Bringing a child into your family through adoption begins a journey filled with new experiences, connections, and emotions. Each day offers opportunities to build trust and create a warm, welcoming environment where your child feels valued and at home. Making these first moments special can help your child settle in and feel like an important part of the family. This guide shares practical ways to start meaningful traditions that honor every family member’s heritage, address emotional needs, and help everyone grow closer. Simple activities and thoughtful routines can give your adopted child a sense of belonging and help the whole family make lasting memories together.
Understanding the Adoption Transition
Every child who joins a family through adoption arrives with a story. Some bring memories of foster homes, others cross international borders, and a few have bounced between relatives. Recognizing their journey helps us avoid assumptions. When we talk openly about what the child might have felt, we build trust and show them they matter.

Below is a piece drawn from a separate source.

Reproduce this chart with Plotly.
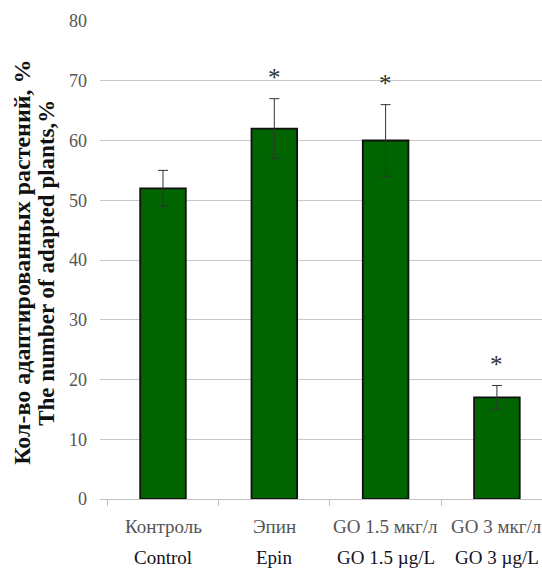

It’s also crucial to honor the feelings that surface during the first weeks. Excitement often mingles with uncertainty. We can offer stability by establishing clear routines for meals, homework, and bedtime chats. Those small but steady patterns become anchors, and over time they reinforce that this place is truly home.
Plan Inclusive Traditions for Every Family Member
- Family Vision Board: Gather magazines, colored paper, and markers. Everyone cuts and pastes images or words that represent hopes for the coming year. Hang it where each person sees it daily.
- Welcome Banner: Choose a weekend to craft a banner spelling out the child’s name. Decorate with glitter glue, stickers, or painted handprints from each family member.
- Unity Necklace Ceremony: Buy plain beads and thread. Each person picks one bead to represent a personal strength or value. String them into a necklace for the adopted child to wear.
- Monthly Check-in Dinner: Pick one night a month. Each person shares a highlight, a challenge, and one thing they’re thankful for. Rotate who picks the meal theme.
These ideas let every person in the house have a say. They create shared moments that foster comfort. We build fresh memories while acknowledging individual feelings and backgrounds. By planning together, we weave everyone into the family fabric.
Celebrate and Create Rituals to Welcome Your Child
First birthdays, adoption anniversaries, and personal milestones deserve their unique flair. Some families invite the new child to choose their “special day” dessert or song. Others combine traditions, like lighting candles from two cultures on the same cake. This blend honors heritage and new beginnings.
Another heartwarming ritual is the “Welcome Walk.” Take a stroll through a favorite park or neighborhood spot. Each family member carries a small token—maybe a flower, a rock, or a hand-drawn note. At the end, everyone places these treasures in a memory jar. Over the years, that jar will brim with tokens of love.
Cultural Connections and Personalized Keepsakes
Linking to cultural roots can ground a child who may have felt unmoored. We can learn a simple recipe from their birth country and cook it together. We might also listen to traditional music or watch a folk dance video. These experiences highlight respect and curiosity.
Creating personalized keepsakes seals that respect in something tangible. For example, we can make a custom storybook where the child stars as the hero. One family embroidered a quilt with symbols from both the adoptive family’s and birth family’s cultures. Every time the child wraps up, they feel the warmth of two worlds blended.
Build Strong Bonds Through Shared Activities
- Neighborhood Scavenger Hunt: We list places or items that matter—like the local library or a favorite tree. In teams, we race to find each one. The winning crew picks the next family adventure.
- DIY Scrapbook Sessions: Supply colored paper, markers, and printed photos. Each person grabs a page and decorates it with memories. We swap books so everyone reads stories about themselves told by others.
- Garden Planting Day: Plot a small vegetable or flower bed. Each family member plants something. Watching sprouts emerge side by side shows how patience and care bring growth.
- Weekly Music Jam: Pick an instrument, a pot, or just hands for clapping. Everyone takes turns leading a short rhythm or song. New adoptees often find this playful approach eases first jitters.
These shared adventures spark laughter and teamwork. They shift the focus from anxiety to curiosity and fun. As we tinker, explore, and play, bonds form naturally.
Resources for Ongoing Family Growth
Families thrive when they connect with support networks. Local adoption agencies often host mixers for kids and parents. Peer groups let everyone swap stories and tips—nothing beats talking to someone who has walked the same path.
Books and podcasts can deepen our understanding, too. Look for titles written by adoptees themselves. Their firsthand insights help us avoid blind spots. When we stay curious, we keep growing alongside our child.
Welcoming a new child is an ongoing journey that builds trust, joy, and unity. By creating traditions with creativity and respect, we make a house a home for everyone.